政府の「領土・主権をめぐる内外発信に関する有識者懇談会」は7月29日、尖閣諸島、竹島、北方領土の領有権に関する発信を強化するための提言をまとめた。沖縄は尖閣諸島を行政区域に抱えているが、県民の領土意識が特に高いとは感じられず、とりわけ沖縄本島で尖閣諸島は米軍基地問題の陰に隠れている感すらある。中国公船が領海侵入を常態化させている現状も含め、県民にきちんと情報が行き渡っているか疑問だ。
県政から発信される情報も常に米軍基地問題が中心で、領土に関する発信ははなはだ弱い。玉城デニー知事は記者会見で、尖閣諸島海域の現状を問われ「中国公船がパトロールしているので、故意に刺激するようなことは控えなければならない」と発言し、のちに撤回に追い込まれた。県政トップにしても、この程度の認識しか持っていないのである。
石垣市は尖閣諸島で港湾施設や気象観測施設などを整備するよう国に訴え、周辺海域での漁業活性化を求めている。尖閣周辺の資源は将来、国境の島々の離島振興に大きな力を発揮するはずだ。
政府は対中関係を考慮して尖閣諸島の現状を変更することには消極的だが、石垣市の要望は、時期はともかく、いずれは必ず着手しなくてはならない国民的課題である。だが、それも県政をはじめ、県民の後押しがなくてはどうにもならない。沖縄本島の住民に対し、尖閣諸島問題の重要性をいかに浸透させるか、工夫が必要だ。
尖閣周辺海域では、中国公船が事実上の常駐体制になり、日本の巡視船との緊張関係がさらに増している。竹島では日韓関係の悪化を受け、韓国による大規模な軍事演習などの動きがあるが、それ以前に韓国では、児童に対する領土教育が低学年から徹底しているという。
北方領土問題に関しては返還交渉に前進が見られず、かえってロシアが実効支配の強化を誇示している現状だ。
平和を願う沖縄の心とは裏腹に、大陸側の国々からの圧迫はむしろ強まっている。県民や国民が領土意識を強めることは、現実を直視する意識を養うことでもある。
有識者懇の提言では国内の啓発活動について、学校での領土教育の充実、領土に関する意識が相対的に低い20代、30代に重点を置いた発信の強化などを課題に挙げた。
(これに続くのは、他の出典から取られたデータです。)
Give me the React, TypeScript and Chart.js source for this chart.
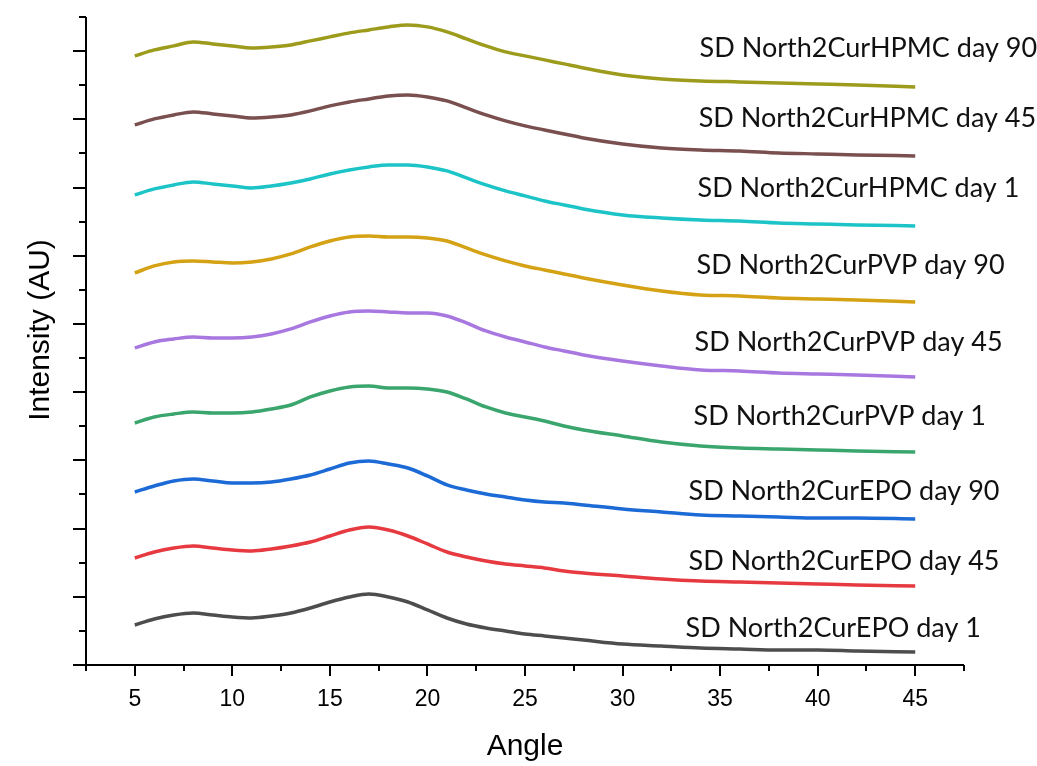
import React, { useEffect, useRef } from "react";
import { Chart, registerables } from "chart.js";

Chart.register(...registerables);

// Diffraction angle (2θ) sampling points
const angles = [5, 6, 7, 8, 9, 10, 11, 12, 13, 14, 15, 16, 17, 18, 19, 20, 21, 22, 23, 24, 25, 26, 27, 28, 30, 32, 34, 36, 38, 40, 42, 45];

// Offset (stacked) intensities, arbitrary units
const epoDay1 = [40, 46, 50, 52, 50, 48, 47, 49, 52, 57, 63, 68, 71, 68, 63, 55, 47, 41, 37, 34, 31, 29, 27, 25, 21, 19, 17, 16, 15, 15, 14, 13];
const epoDay45 = [107, 113, 117, 119, 117, 115, 114, 116, 119, 123, 129, 135, 138, 135, 129, 121, 113, 108, 104, 101, 99, 97, 94, 92, 89, 86, 84, 83, 82, 81, 80, 79];
const epoDay90 = [173, 179, 184, 186, 184, 182, 182, 183, 186, 190, 196, 202, 204, 201, 197, 189, 180, 175, 171, 168, 165, 163, 162, 160, 156, 153, 150, 149, 148, 147, 147, 146];
const pvpDay1 = [242, 248, 251, 253, 252, 252, 253, 256, 260, 268, 274, 278, 279, 277, 277, 276, 273, 266, 258, 252, 248, 244, 239, 235, 229, 223, 219, 217, 216, 215, 214, 213];
const pvpDay45 = [317, 323, 326, 328, 327, 327, 328, 331, 336, 343, 349, 353, 354, 353, 352, 352, 349, 342, 334, 328, 323, 318, 314, 310, 304, 299, 295, 294, 292, 291, 290, 288];
const pvpDay90 = [392, 399, 403, 404, 403, 402, 403, 406, 411, 418, 424, 428, 429, 428, 428, 427, 424, 417, 410, 404, 399, 395, 391, 387, 380, 374, 370, 369, 367, 366, 365, 363];
const hpmcDay1 = [470, 476, 480, 483, 481, 479, 477, 479, 482, 486, 491, 495, 498, 500, 500, 498, 494, 487, 480, 474, 469, 464, 460, 456, 450, 447, 445, 444, 442, 441, 440, 439];
const hpmcDay45 = [540, 546, 550, 553, 551, 549, 547, 548, 550, 554, 559, 563, 566, 569, 570, 568, 564, 557, 550, 544, 539, 535, 531, 527, 521, 517, 515, 514, 512, 511, 510, 509];
const hpmcDay90 = [609, 615, 619, 623, 621, 619, 617, 618, 620, 624, 628, 632, 635, 638, 640, 638, 633, 626, 619, 613, 609, 605, 601, 597, 590, 586, 584, 583, 582, 581, 580, 578];

const seriesNames = [
  "SD North2CurEPO day 1",
  "SD North2CurEPO day 45",
  "SD North2CurEPO day 90",
  "SD North2CurPVP day 1",
  "SD North2CurPVP day 45",
  "SD North2CurPVP day 90",
  "SD North2CurHPMC day 1",
  "SD North2CurHPMC day 45",
  "SD North2CurHPMC day 90",
];
const seriesValues = [epoDay1, epoDay45, epoDay90, pvpDay1, pvpDay45, pvpDay90, hpmcDay1, hpmcDay45, hpmcDay90];
const seriesColors = ["#4d4d4d", "#e63a40", "#1c6ad6", "#3aa56c", "#a878e0", "#d4a214", "#1cc4c8", "#7a4f4f", "#9c9b1c"];

// Label anchor (angle, intensity) for each trace caption
const labelAngles = [33.23, 33.38, 33.38, 33.64, 33.69, 33.79, 33.84, 33.9, 33.95];
const labelIntensities = [28, 95, 165, 240, 314, 391, 468, 538, 608];

// Axis ranges / ticks
const xMin = 2.5;
const xMax = 47.5;
const xStep = 2.5;
const yStep = 34.1;
const yTickCount = 19;

const decorPlugin = {
  id: "decor",
  afterDraw(chart: any) {
    const { ctx, chartArea, scales } = chart;
    const x = scales.x;
    const y = scales.y;
    ctx.save();
    ctx.strokeStyle = "#000";
    ctx.lineWidth = 2;
    ctx.lineCap = "butt";
    // axis lines
    ctx.beginPath();
    ctx.moveTo(chartArea.left, chartArea.top);
    ctx.lineTo(chartArea.left, chartArea.bottom);
    ctx.moveTo(chartArea.left, chartArea.bottom);
    ctx.lineTo(chartArea.right, chartArea.bottom);
    ctx.stroke();
    // y ticks (outward, left)
    for (let k = 0; k <= yTickCount; k++) {
      const py = Math.round(y.getPixelForValue(k * yStep));
      const len = k % 2 === 0 ? 13 : 7;
      ctx.beginPath();
      ctx.moveTo(chartArea.left - len, py);
      ctx.lineTo(chartArea.left, py);
      ctx.stroke();
    }
    // x ticks (outward, down)
    x.ticks.forEach((t: any) => {
      const px = Math.round(x.getPixelForValue(t.value));
      const major = Math.abs(t.value % 5) < 1e-6;
      const len = major ? 11 : 6;
      ctx.beginPath();
      ctx.moveTo(px, chartArea.bottom);
      ctx.lineTo(px, chartArea.bottom + len);
      ctx.stroke();
    });
    // trace captions
    ctx.fillStyle = "#111";
    ctx.font = '27px Lato, "Open Sans", sans-serif';
    ctx.textAlign = "left";
    ctx.textBaseline = "alphabetic";
    seriesNames.forEach((name, i) => {
      ctx.fillText(name, x.getPixelForValue(labelAngles[i]), y.getPixelForValue(labelIntensities[i]));
    });
    // y-axis title
    ctx.save();
    ctx.translate(41, (chartArea.top + chartArea.bottom) / 2 - 11);
    ctx.rotate(-Math.PI / 2);
    ctx.font = '30px "Liberation Sans", Arial, sans-serif';
    ctx.textAlign = "center";
    ctx.textBaseline = "middle";
    ctx.fillStyle = "#000";
    ctx.fillText("Intensity (AU)", 0, 0);
    ctx.restore();
    ctx.restore();
  },
};

export default function App() {
  const canvasRef = useRef<HTMLCanvasElement | null>(null);

  useEffect(() => {
    if (!canvasRef.current) return;
    const chart = new Chart(canvasRef.current, {
      type: "line",
      data: {
        labels: angles,
        datasets: seriesValues.map((vals, i) => ({
          label: seriesNames[i],
          data: vals.map((v, j) => ({ x: angles[j], y: v })),
          borderColor: seriesColors[i],
          backgroundColor: seriesColors[i],
          borderWidth: 3.5,
          pointRadius: 0,
          cubicInterpolationMode: "monotone" as const,
          fill: false,
        })),
      },
      options: {
        animation: false,
        responsive: true,
        maintainAspectRatio: false,
        layout: { padding: { left: 0, right: 73, top: 17, bottom: 0 } },
        plugins: { legend: { display: false }, tooltip: { enabled: false } },
        scales: {
          x: {
            type: "linear",
            min: xMin,
            max: xMax,
            grid: { display: false, drawTicks: false },
            border: { display: false },
            ticks: {
              stepSize: xStep,
              autoSkip: false,
              maxRotation: 0,
              padding: 21,
              color: "#000",
              font: { family: '"Liberation Sans", Arial, sans-serif', size: 23 },
              callback: (v: any) => (Math.abs(Number(v) % 5) < 1e-6 ? String(v) : ""),
            },
            title: {
              display: true,
              text: "Angle",
              color: "#000",
              font: { family: '"Liberation Sans", Arial, sans-serif', size: 30 },
              padding: { top: 0, bottom: 1 },
            },
            afterFit: (s: any) => {
              s.height = 101;
            },
          },
          y: {
            type: "linear",
            min: 0,
            max: yStep * yTickCount,
            grid: { display: false, drawTicks: false },
            border: { display: false },
            ticks: { display: false },
            afterFit: (s: any) => {
              s.width = 86;
            },
          },
        },
      },
      plugins: [decorPlugin],
    });
    return () => chart.destroy();
  }, []);

  return (
    <div style={{ position: "absolute", left: 0, top: 0, width: 1037, height: 766, background: "#fff" }}>
      <canvas ref={canvasRef} />
    </div>
  );
}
ただ学校教育は、教える教員自身が領土問題に高い関心を持っていることが求められる。沖縄では戦争の悲惨さを強調する平和教育が盛んな一方、隣国との摩擦の原因となる領土教育に関しては敬遠される傾向があるように見える。教員にしっかりと自覚を持ってもらうことが必要だ。
領土教育に関し、提言では「日本の主張の押し付けと受け取られたり、あるいは、中国および韓国に対する嫌悪感だけを生んだりすることがないよう配慮すべき」と求めた。冷静にしっかりと事実を説明すれば、子どもたちに対し、いたずらに他国との対立を煽るようなことはない。対外発信に関しては日本の主張の説得力を高めるために、中国や韓国の主張に対するより効果的な反論の必要性を強調した。
政府は2012年度に領土・主権対策企画調整室を設置し、このところは毎年、尖閣や竹島に関する資料調査事業の報告書をまとめている。こうした資料をより多くの県民に知ってもらうことも大事だ。